The continued recourse Tamae takes to the act of the apology is – as should be evident – not to shift the blame on to the Other, but to excuse herself for her own existence. To put it differently, with her apology she fluidly evacuates herself from the societal field before the question of the Other’s love – Am I worthy to be loved? – can burst forth in her subject.  

Non’s performance as Tamae will surely charms many spectators. Yet, some spectators might have some problems with the more over-acted moments that aim to vividly stage the bubbly facade she constructed to protect herself from the tragedy of love that befell her – i.e. her mother’s death and her father’s disappearance. Such facade, as Tamae’s energetic enunciations further prove, is far from dishonest. The naive honesty that Non so charmingly brings to life constitutes the very fabric of Tamae’s defence, structures her ego-protection against the traumatic riddle of the Other’s love. Yet, can such defensive facade positively influence the troubled souls that stay at the inn and those who wander around the village? Can it change Keiko‘s opinion of her? And can it change herself by granting her an answer to the riddle that plagues her but is avoid by her bubbliness? 

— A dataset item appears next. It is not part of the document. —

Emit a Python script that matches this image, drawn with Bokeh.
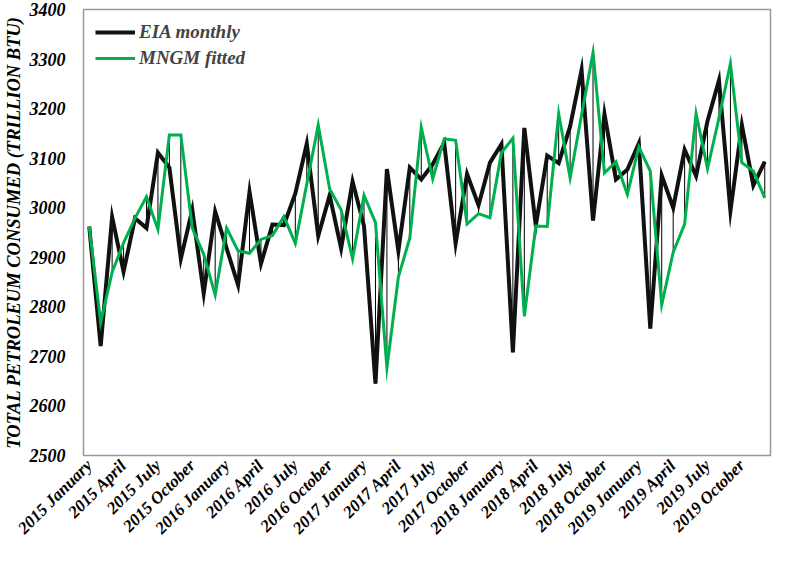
import math
from bokeh.plotting import figure
from bokeh.models import FixedTicker, Legend, LegendItem, ColumnDataSource
from bokeh.embed import file_html
from bokeh.resources import INLINE

years = [2015, 2016, 2017, 2018, 2019]
month_names = ["January", "April", "July", "October"]

eia = [2962, 2721, 2981, 2871, 2979, 2959, 3111, 3081, 2897, 2996,
       2827, 2992, 2918, 2844, 3032, 2887, 2966, 2965, 3029, 3129,
       2943, 3025, 2918, 3053, 2963, 2645, 3078, 2913, 3081, 3057,
       3088, 3131, 2928, 3068, 3005, 3091, 3128, 2708, 3161, 2964,
       3105, 3090, 3164, 3278, 2974, 3189, 3057, 3077, 3130, 2756,
       3065, 3000, 3117, 3064, 3175, 3257, 2994, 3167, 3045, 3093]

mngm = [2962, 2768, 2870, 2929, 2979, 3022, 2956, 3147, 3147, 2959,
        2906, 2824, 2959, 2913, 2908, 2936, 2944, 2982, 2928, 3048,
        3167, 3038, 2996, 2897, 3025, 2970, 2677, 2860, 2939, 3162,
        3058, 3139, 3136, 2967, 2988, 2980, 3111, 3140, 2781, 2963,
        2962, 3190, 3060, 3187, 3313, 3070, 3093, 3027, 3123, 3074,
        2804, 2910, 2967, 3190, 3079, 3181, 3291, 3091, 3074, 3020]

y_ticks = [2500, 2600, 2700, 2800, 2900, 3000, 3100, 3200, 3300, 3400]

month_idx = list(range(len(eia)))
tick_positions = [i for i in month_idx if i % 3 == 0]
tick_labels = [f"{y} {m}" for y in years for m in month_names]

FONT = "'Liberation Serif', 'Times New Roman', serif"

p = figure(width=772, height=547, output_backend="svg", toolbar_location=None,
           x_range=(-0.5, len(eia) - 0.5), y_range=(2500, 3400),
           min_border_left=10, min_border_right=2, min_border_top=9, min_border_bottom=10)

src = ColumnDataSource(dict(x=month_idx, eia=eia, mngm=mngm))

p.segment(x0="x", y0="eia", x1="x", y1="mngm", source=src, line_color="black", line_width=1)
r_eia = p.line("x", "eia", source=src, line_color="#111111", line_width=4, line_join="miter")
r_mngm = p.line("x", "mngm", source=src, line_color="#00B050", line_width=3, line_join="miter")

p.grid.visible = False
p.outline_line_color = "#999999"
p.outline_line_width = 1.5
p.background_fill_color = "white"
p.border_fill_color = "white"

# x axis
p.xaxis.ticker = FixedTicker(ticks=tick_positions)
p.xaxis.major_label_overrides = {pos: lab for pos, lab in zip(tick_positions, tick_labels)}
p.xaxis.major_label_orientation = math.pi / 4
p.xaxis.axis_line_color = None
p.xaxis.major_tick_line_color = None
p.xaxis.minor_tick_line_color = None
p.xaxis.major_label_text_font = FONT
p.xaxis.major_label_text_font_style = "bold italic"
p.xaxis.major_label_text_font_size = "17px"
p.xaxis.major_label_text_color = "black"
p.xaxis.major_label_standoff = 1

# y axis
p.yaxis.ticker = FixedTicker(ticks=y_ticks)
p.yaxis.axis_line_color = None
p.yaxis.major_tick_line_color = None
p.yaxis.minor_tick_line_color = None
p.yaxis.major_label_text_font = FONT
p.yaxis.major_label_text_font_style = "bold italic"
p.yaxis.major_label_text_font_size = "18px"
p.yaxis.major_label_text_color = "black"
p.yaxis.major_label_standoff = 12
p.yaxis.axis_label = "TOTAL PETROLEUM CONSUMED (TRILLION BTU)"
p.yaxis.axis_label_text_font = FONT
p.yaxis.axis_label_text_font_style = "bold italic"
p.yaxis.axis_label_text_font_size = "18.5px"
p.yaxis.axis_label_text_color = "black"
p.yaxis.axis_label_standoff = 3

legend = Legend(items=[LegendItem(label="EIA monthly", renderers=[r_eia]),
                       LegendItem(label="MNGM fitted", renderers=[r_mngm])],
                location="top_left")
legend.label_text_font = FONT
legend.label_text_font_style = "bold italic"
legend.label_text_font_size = "19px"
legend.border_line_color = None
legend.background_fill_alpha = 0
legend.glyph_width = 40
legend.glyph_height = 20
legend.spacing = 4
legend.padding = 3
legend.margin = 12
legend.label_standoff = 4
p.add_layout(legend)

open("out.html", "w").write(file_html(p, INLINE))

The Sisters Of Tenmasou Inn (2022) by Ryuhei Kitamura

As the narrative unfolds and our sisters bond, the spectator gets naturally starts to ask a variety of similar questions: if the guests at the inn are spirits wandering between life and death, what kind of spirits are the locals of Mitsuse? If Mitsuse is neither heaven nor the physical earth, how did it come into being? The answer to these questions fuels the emotional unfolding of the second half of the narrative, a final that – without spoiling too much – turns around the truth that one only dies when all the signifiers that support one’s presence in the symbolic – i.e. memory – have vanished.  

While the composition of The Three sisters of Tenmasou Inn boasts many pleasantly composed static shots and some beautiful shots of natural scenery, its visual pleasure is mainly delivered by the elegant and often floaty dynamic moments.

The composition is richly decorated with dramatic musical accompaniment. Yet, rather than the music dictating the emotions the spectator should feel, the musical accompaniment reverberates the emotions expressed by the cast and amplifies the implication of certain images and signifiers so that the spectator is able to pleasantly drift on the narrative’s melo-dramatic flow – an emotional flow that turns around the dynamic of traumatic loss. The fluid and combination of such dramatic music with the power of the signifier and the image turns The Three sisters of Tenmasou Inn into a highly satisfying emotional – or tearjerking – ride.

While anyone who dislikes tearjerkers should stay far away from The Three sisters of Tenmasou Inn, those spectators that love to release their stress by releasing tears will be very satisfied by Kitamura’s narrative. What makes The Three sisters of Tenmasou Inn great – and sets it somewhat apart from other similar tearjerkers – is that it avoids creating disingenuous moments and refuses to take overly-manipulative turns to force tears from its audiences.